Wczoraj koło południa wraz z 12 osobami z Allianz Polska przyleciałem
do Zurychu aby wziąć udział w olimpiadzie organizowanej raz na cztery lata
przez Grupę Allianz. Poza startem w półmaratonie, sportowcy z Polski będą grać
w tenisa ziemnego i stołowego, pływać, biec na 5000m i rzucać kulą. Mamy zgraną
i wesołą drużynę. W olimpiadzie bierze udział ponad 1000 sportowców,
reprezentujących ponad 40 krajów z całego świata. Jeszcze nigdy nie uczestniczyłem
w takich zawodach.
Moje pierwsze wrażenia z imprezy są bardzo pozytywne. Wszystko działa
tutaj jak w przysłowiowym szwajcarskim zegarku. Mamy wygodny hotel, smaczne
posiłki, zapewniony transport. Zawody zorganizowane są na wysokim poziomie.

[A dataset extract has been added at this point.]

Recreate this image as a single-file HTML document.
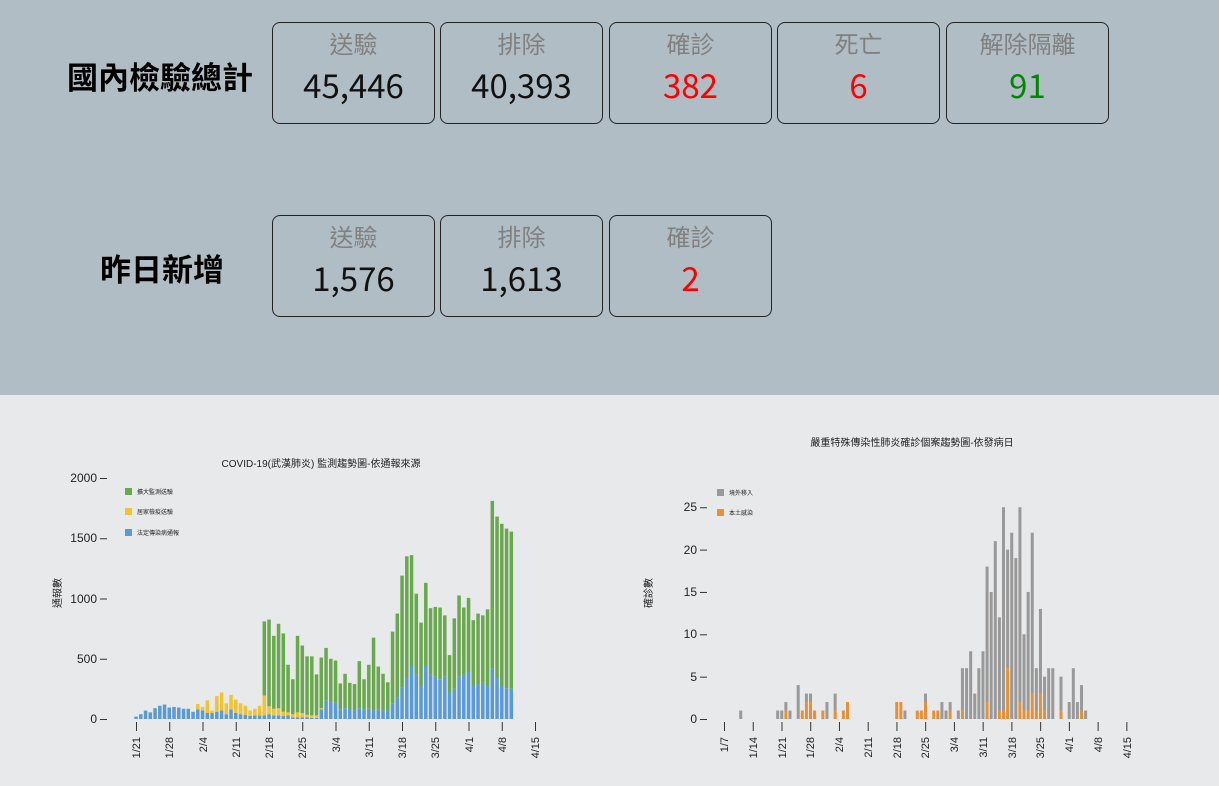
<!DOCTYPE html>
<html><head><meta charset="utf-8">
<style>
body{margin:0;width:1219px;height:786px;overflow:hidden;font-family:"Liberation Sans","Noto Sans CJK TC",sans-serif;background:#e8e9ea;position:relative}
#top{position:absolute;left:0;top:0;width:1219px;height:395px;background:#b0bdc4}
.h{position:absolute;font-size:31px;font-weight:bold;color:#000;white-space:nowrap;font-family:"Noto Sans CJK TC",sans-serif}
.box{position:absolute;width:161px;height:100px;border:1px solid #222;border-radius:8px;text-align:center}
.box .l{position:absolute;top:3px;left:0;right:0;font-size:24px;color:#808080;font-family:"Noto Sans CJK TC",sans-serif;line-height:34px}
.box .v{position:absolute;top:41px;left:0;right:0;font-size:33px;color:#111;line-height:40px;font-family:"Noto Sans CJK TC","Liberation Sans",sans-serif}
.r{color:#f00!important}.g{color:#080!important}
svg{position:absolute;left:0;top:0}
svg text{font-family:"Liberation Sans","Noto Sans CJK TC",sans-serif;fill:#222}
</style></head><body>
<div id="top">
<div class="h" style="left:67px;top:53px">國內檢驗總計</div>
<div class="h" style="left:100px;top:245px">昨日新增</div>
<div class="box" style="left:272px;top:22px"><div class="l">送驗</div><div class="v">45,446</div></div>
<div class="box" style="left:440px;top:22px"><div class="l">排除</div><div class="v">40,393</div></div>
<div class="box" style="left:609px;top:22px"><div class="l">確診</div><div class="v r">382</div></div>
<div class="box" style="left:777px;top:22px"><div class="l">死亡</div><div class="v r">6</div></div>
<div class="box" style="left:946px;top:22px"><div class="l">解除隔離</div><div class="v g">91</div></div>
<div class="box" style="left:272px;top:215px"><div class="l">送驗</div><div class="v">1,576</div></div>
<div class="box" style="left:440px;top:215px"><div class="l">排除</div><div class="v">1,613</div></div>
<div class="box" style="left:609px;top:215px"><div class="l">確診</div><div class="v r">2</div></div>
</div>
<svg id="s" width="1219" height="786">
<text x="321" y="467" font-size="10" text-anchor="middle">COVID-19(武漢肺炎) 監測趨勢圖-依通報來源</text>
<g font-size="12" text-anchor="end">
<text x="97" y="723">0</text><text x="97" y="663">500</text><text x="97" y="603">1000</text><text x="97" y="542">1500</text><text x="97" y="482">2000</text>
</g>
<text transform="translate(61,593) rotate(-90)" font-size="10" text-anchor="middle">通報數</text>
<rect x="125" y="488" width="7" height="7" fill="#6aa84f"/><text x="137" y="494" font-size="6">擴大監測送驗</text>
<rect x="125" y="508" width="7" height="7" fill="#f1c232"/><text x="137" y="514" font-size="6">居家檢疫送驗</text>
<rect x="125" y="529" width="7" height="7" fill="#5b9bd5"/><text x="137" y="535" font-size="6">法定傳染病通報</text>
<g font-size="11" text-anchor="end" id="lx">
<text transform="translate(140,737) rotate(-90)">1/21</text>
<text transform="translate(173,737) rotate(-90)">1/28</text>
<text transform="translate(207,737) rotate(-90)">2/4</text>
<text transform="translate(240,737) rotate(-90)">2/11</text>
<text transform="translate(273,737) rotate(-90)">2/18</text>
<text transform="translate(306,737) rotate(-90)">2/25</text>
<text transform="translate(340,737) rotate(-90)">3/4</text>
<text transform="translate(373,737) rotate(-90)">3/11</text>
<text transform="translate(406,737) rotate(-90)">3/18</text>
<text transform="translate(439,737) rotate(-90)">3/25</text>
<text transform="translate(473,737) rotate(-90)">4/1</text>
<text transform="translate(506,737) rotate(-90)">4/8</text>
<text transform="translate(539,737) rotate(-90)">4/15</text>
</g>
<text x="912" y="446" font-size="10" text-anchor="middle">嚴重特殊傳染性肺炎確診個案趨勢圖-依發病日</text>
<g font-size="12" text-anchor="end">
<text x="697" y="723">0</text><text x="697" y="681">5</text><text x="697" y="638">10</text><text x="697" y="596">15</text><text x="697" y="554">20</text><text x="697" y="511">25</text>
</g>
<text transform="translate(652,593) rotate(-90)" font-size="10" text-anchor="middle">確診數</text>
<rect x="717" y="489" width="7" height="7" fill="#999"/><text x="729" y="495" font-size="6">境外移入</text>
<rect x="717" y="509" width="7" height="7" fill="#e69138"/><text x="729" y="515" font-size="6">本土感染</text>
<g font-size="11" text-anchor="end">
<text transform="translate(728,737) rotate(-90)">1/7</text>
<text transform="translate(757,737) rotate(-90)">1/14</text>
<text transform="translate(786,737) rotate(-90)">1/21</text>
<text transform="translate(814,737) rotate(-90)">1/28</text>
<text transform="translate(843,737) rotate(-90)">2/4</text>
<text transform="translate(872,737) rotate(-90)">2/11</text>
<text transform="translate(901,737) rotate(-90)">2/18</text>
<text transform="translate(929,737) rotate(-90)">2/25</text>
<text transform="translate(958,737) rotate(-90)">3/4</text>
<text transform="translate(987,737) rotate(-90)">3/11</text>
<text transform="translate(1016,737) rotate(-90)">3/18</text>
<text transform="translate(1044,737) rotate(-90)">3/25</text>
<text transform="translate(1073,737) rotate(-90)">4/1</text>
<text transform="translate(1102,737) rotate(-90)">4/8</text>
<text transform="translate(1131,737) rotate(-90)">4/15</text>
</g>
</svg>
<script>
var s=document.getElementById('s'),NS='http://www.w3.org/2000/svg';
function R(x,y,w,h,c){var r=document.createElementNS(NS,'rect');r.setAttribute('x',x);r.setAttribute('y',y);r.setAttribute('width',w);r.setAttribute('height',h);r.setAttribute('fill',c);s.appendChild(r);}
function L(x1,y1,x2,y2){R(Math.min(x1,x2),Math.min(y1,y2),Math.max(1,Math.abs(x2-x1)),Math.max(1,Math.abs(y2-y1)),'#333');}
// left axes ticks
[0,500,1000,1500,2000].forEach(function(v){L(100,719-v*0.1205,107,719-v*0.1205+1);});
for(var i=0;i<13;i++){L(136+i*33.25,722,136+i*33.25+1,731);}
var d=[[20,0,0],[40,0,0],[70,0,0],[55,0,0],[90,0,0],[110,0,0],[120,0,0],[95,0,0],[100,0,0],[95,0,0],[85,0,0],[85,0,0],[60,0,0],[80,45,0],[70,30,0],[50,105,0],[50,20,0],[60,130,0],[70,150,0],[40,90,0],[80,120,0],[50,110,0],[40,90,0],[35,75,0],[25,45,0],[30,55,0],[30,80,0],[30,165,615],[40,65,720],[30,55,605],[30,60,700],[25,35,650],[30,25,395],[15,25,290],[15,40,635],[15,35,560],[15,20,485],[10,20,490],[10,20,340],[80,10,420],[155,0,435],[145,0,355],[135,0,350],[80,0,215],[90,0,285],[75,0,225],[70,0,220],[90,0,390],[80,0,250],[85,0,365],[70,0,605],[80,0,355],[70,0,305],[70,0,235],[130,0,595],[180,0,695],[260,0,930],[340,0,1010],[440,0,920],[370,0,670],[270,0,530],[440,0,690],[370,0,550],[350,0,580],[330,0,595],[350,0,510],[220,0,310],[250,0,585],[350,0,675],[370,0,555],[390,0,615],[270,0,550],[290,0,585],[300,0,560],[270,0,640],[420,0,1390],[340,0,1340],[270,0,1350],[255,0,1325],[250,0,1305]];
var k=0.1205;
d.forEach(function(b,i){var x=136+i*4.75-1.7,y=719;
 R(x,y-b[0]*k,3.5,b[0]*k,'#5b9bd5');y-=b[0]*k;
 if(b[1]){R(x,y-b[1]*k,3.5,b[1]*k,'#f1c232');y-=b[1]*k;}
 if(b[2]){R(x,y-b[2]*k,3.5,b[2]*k,'#6aa84f');}
});
// right axes
[0,5,10,15,20,25].forEach(function(v){L(700,719-v*8.47,707,719-v*8.47+1);});
for(i=0;i<15;i++){L(724+i*28.74,722,724+i*28.74+1,731);}
var r={'1/11':[1,0],'1/20':[1,0],'1/21':[1,0],'1/22':[2,1],'1/23':[1,0],'1/25':[4,0],'1/26':[1,1],'1/27':[3,2],'1/28':[3,2],'1/29':[1,1],'1/31':[1,1],'2/1':[2,0],'2/3':[3,1],'2/5':[1,1],'2/6':[2,2],'2/18':[2,2],'2/19':[2,2],'2/20':[1,0],'2/23':[1,1],'2/24':[1,1],'2/25':[3,2],'2/27':[1,1],'2/28':[1,1],'2/29':[2,0],'3/1':[1,0],'3/2':[2,1],'3/4':[1,0],'3/5':[6,1],'3/6':[6,0],'3/7':[8,0],'3/8':[3,0],'3/9':[6,0],'3/10':[8,0],'3/11':[18,2],'3/12':[15,0],'3/13':[21,0],'3/14':[12,1],'3/15':[25,1],'3/16':[20,6],'3/17':[22,0],'3/18':[19,0],'3/19':[25,2],'3/20':[10,1],'3/21':[15,1],'3/22':[22,3],'3/23':[6,1],'3/24':[13,3],'3/25':[5,1],'3/26':[6,0],'3/27':[6,0],'3/29':[5,1],'3/31':[2,0],'4/1':[6,0],'4/2':[2,0],'4/3':[4,1],'4/4':[1,0]};
var md=[0,0,31,60,91];
for(var key in r){var p=key.split('/'),day=md[+p[0]]+(+p[1])-7,v=r[key];
 var x=724.3+day*4.106-1.5,h=v[0]*8.47,o=v[1]*8.47;
 if(v[0]>v[1])R(x,719-h,3,h-o,'#999');
 if(o)R(x,719-o,3,o,'#e69138');}
</script>
</body></html>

Odbywają się na trzech obiektach sportowych w miejscowości Wallisellen, pod
Zurychem. Organizatorzy podeszli do olimpiady bardzo profesjonalnie, cały sztab
pracowników i wolontariuszy działa na rzecz sportowców, zorganizowane jest
zaplecze sportowe, gastronomiczne i medyczne. Wszędzie powiewają flagi Allianz
i widoczne jest logo imprezy. Tu rzeczywiście można się poczuć jak na prawdziwej
olimpiadzie!
Kilka słów o półmaratonie. Startuję jutro o godz. 9.45. Dziś zbadałem
trasę biegu, niestety nie będzie łatwo. Na trasie są spore przewyższenia,
nawierzchnia jest kiepska, drobny żwir, mam nadzieję, że żaden kamyk nie
wpadnie mi do buta. Początkowo biegniemy przez miejscowość, a później robimy
dwie pętle w lesie. Pogoda niestety nie sprzyja bieganiu, jest bezchmurnie i gorąco,
jutro ma być 32°C. Nie ma co ukrywać jestem przejęty i trochę zestresowany. Po
długich miesiącach treningów przyszedł czas na zmierzenie się z innymi
biegaczami, ale też z samym sobą. Trzymajcie kciuki!